The few acres of Julius Martial, more blissful than the gardens of the Hesperides, sit on the long escarpment of the JANICULAN...The opening lines of Martial 4.64 seem pretty clear: we're nowhere near Monte Mario. Instead and straightforwardly we are on the Janiculan ridge, that beauty-spot where, to this day, Romans love to promenade and take the evening air. To have a villa here, serene above the smoke and noise pollution of the city below, is to live the dream -- it always was. And the views are amazing. Two minutes into Paolo Sorrentino's The Great Beauty they kill a tourist, they're that lovely. You really do feel you can see everything, which made it a favourite viewpoint for the panoramic prints of Rome brought back by aristos from the Grand Tour.

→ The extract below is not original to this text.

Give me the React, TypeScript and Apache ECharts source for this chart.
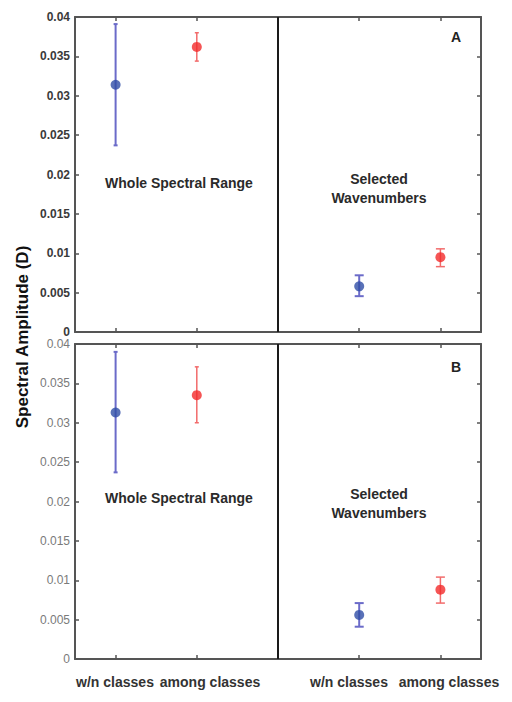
import React, { useEffect, useRef } from "react";
import * as echarts from "echarts";

// ---------- data ----------
const groupLabels = ["w/n classes", "among classes", "w/n classes", "among classes"];
const rangeLabels = ["Whole Spectral Range", "Selected\nWavenumbers"];
const panelNames = ["A", "B"];
const xPositions = [1, 3, 7, 9]; // whole: w/n, among | selected: w/n, among
const colorIndex = [0, 1, 0, 1];

// Panel A
const meanA = [0.0314, 0.0362, 0.0058, 0.0095];
const lowA = [0.0237, 0.0344, 0.00455, 0.0083];
const highA = [0.0391, 0.038, 0.0072, 0.01056];
// Panel B
const meanB = [0.0313, 0.0335, 0.0056, 0.0088];
const lowB = [0.0237, 0.03, 0.0041, 0.0071];
const highB = [0.039, 0.0371, 0.0071, 0.0104];

const yMin = 0;
const yMax = 0.04;
const yStep = 0.005;
const xMin = 0;
const xMax = 10;
const dividerX = 5;

// ---------- style ----------
const FONT = '"Liberation Sans", Arial, sans-serif';
const markerColors = ["#2f4ea6", "#f22a2a"];
const barColors = ["#6b6bc9", "#f26b6b"];
const barWidths = [2, 1.5];
const axisColor = "#555";

const grids = [
  { left: 75, top: 17, width: 406, height: 315 },
  { left: 75, top: 344, width: 406, height: 315 },
];

export default function App() {
  const ref = useRef<HTMLDivElement>(null);

  useEffect(() => {
    if (!ref.current) return;
    const chart = echarts.init(ref.current, null, { renderer: "svg" });

    const panels = [
      { mean: meanA, low: lowA, high: highA },
      { mean: meanB, low: lowB, high: highB },
    ];

    const xAxes: any[] = [];
    const yAxes: any[] = [];
    panels.forEach((_, i) => {
      ["bottom", "top"].forEach((pos) => {
        xAxes.push({
          type: "value",
          gridIndex: i,
          position: pos,
          min: xMin,
          max: xMax,
          axisLine: { show: true, onZero: false, lineStyle: { color: axisColor, width: 2 } },
          axisTick: { show: true, inside: true, length: 4, customValues: xPositions, lineStyle: { color: axisColor, width: 1.5 } },
          axisLabel: { show: false },
          splitLine: { show: false },
        });
      });
      ["left", "right"].forEach((pos) => {
        yAxes.push({
          type: "value",
          gridIndex: i,
          position: pos,
          min: yMin,
          max: yMax,
          interval: yStep,
          axisLine: { show: true, onZero: false, lineStyle: { color: axisColor, width: 2 } },
          axisTick: { show: true, inside: true, length: 4, lineStyle: { color: axisColor, width: 1.5 } },
          axisLabel: {
            show: pos === "left",
            margin: 5,
            fontFamily: FONT,
            fontSize: 12,
            fontWeight: i === 0 ? "bold" : "normal",
            color: i === 0 ? "#3a3a3a" : "#7a7a7a",
            formatter: (v: number) => String(Math.round(v * 1000) / 1000),
          },
          splitLine: { show: false },
        });
      });
    });

    const series: any[] = [];
    panels.forEach((p, i) => {
      [0, 1].forEach((c) => {
        const idx = xPositions.map((_, k) => k).filter((k) => colorIndex[k] === c);
        const errData = idx.map((k) => [xPositions[k], p.low[k], p.high[k], k < 2 ? 2 : 4.5]);
        series.push({
          type: "custom",
          xAxisIndex: i * 2,
          yAxisIndex: i * 2,
          data: errData,
          z: 3,
          renderItem: (params: any, api: any) => {
            const x = api.value(0);
            const lo = api.coord([x, api.value(1)]);
            const hi = api.coord([x, api.value(2)]);
            const cap = api.value(3);
            const st = { stroke: barColors[c], lineWidth: barWidths[c] };
            return {
              type: "group",
              children: [
                { type: "line", shape: { x1: lo[0], y1: lo[1], x2: hi[0], y2: hi[1] }, style: st },
                { type: "line", shape: { x1: lo[0] - cap, y1: lo[1], x2: lo[0] + cap, y2: lo[1] }, style: st },
                { type: "line", shape: { x1: hi[0] - cap, y1: hi[1], x2: hi[0] + cap, y2: hi[1] }, style: st },
              ],
            };
          },
        });
        series.push({
          type: "scatter",
          xAxisIndex: i * 2,
          yAxisIndex: i * 2,
          symbol: "circle",
          symbolSize: 10,
          z: 4,
          itemStyle: { color: markerColors[c] },
          data: idx.map((k) => [xPositions[k], p.mean[k]]),
          markLine:
            c === 0
              ? {
                  silent: true,
                  symbol: ["none", "none"],
                  label: { show: false },
                  lineStyle: { color: "#1a1a1a", width: 2, type: "solid" },
                  data: [[{ coord: [dividerX, yMin] }, { coord: [dividerX, yMax] }]],
                }
              : undefined,
        });
      });
    });

    const textStyle = (size: number, weight: string, color: string) => ({
      font: `${weight} ${size}px ${FONT}`,
      fill: color,
      align: "center",
      verticalAlign: "middle",
    });

    const graphic: any[] = [
      {
        type: "text",
        x: 22,
        y: 337,
        rotation: Math.PI / 2,
        style: { text: "Spectral Amplitude (D)", ...textStyle(17, "bold", "#111") },
      },
    ];
    const wholeY = [183, 498];
    const selY = [188, 503];
    const letterY = [37, 367];
    panelNames.forEach((n, i) => {
      graphic.push({ type: "text", x: 179, y: wholeY[i], style: { text: rangeLabels[0], ...textStyle(14, "bold", "#2a2a2a") } });
      graphic.push({ type: "text", x: 379, y: selY[i], style: { text: rangeLabels[1], lineHeight: 19, ...textStyle(14, "bold", "#2a2a2a") } });
      graphic.push({ type: "text", x: 456, y: letterY[i], style: { text: n, ...textStyle(14, "bold", "#222") } });
    });
    const labelX = [115, 210, 349, 449];
    groupLabels.forEach((g, k) => {
      graphic.push({ type: "text", x: labelX[k], y: 682, style: { text: g, ...textStyle(14, "bold", "#333") } });
    });

    chart.setOption({
      animation: false,
      backgroundColor: "#fff",
      grid: grids,
      xAxis: xAxes,
      yAxis: yAxes,
      series,
      graphic,
    });

    return () => chart.dispose();
  }, []);

  return <div ref={ref} style={{ position: "absolute", left: 0, top: 0, width: 512, height: 702 }} />;
}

It is a long escarpment, and lines 5-8 seem to steer us to the northerly part of it, nearer the Vatican:
The flat summit, a moderate swelling, enjoys serener sky, shining with a light of its own while mist covers the winding valleys.The northern end gives us plenty of valley for the mist to fill: a big old cleft behind (west), a smaller in front (east), and the broad, flat gap to the north between the Janiculan and Vatican hills. It's no small interval: there was a Circus here in antiquity. The Via Cornelia wound through as well, on its way to Caere.
The obvious problem, though, is that even the northern end of the Janiculan is not where you'd go for a good view of Fidenae, Rubrae, or Anna Perenna. Or any view of them at all. You feel as though you can see everything from the Gianicolo, but actually you can't. We're far too far south.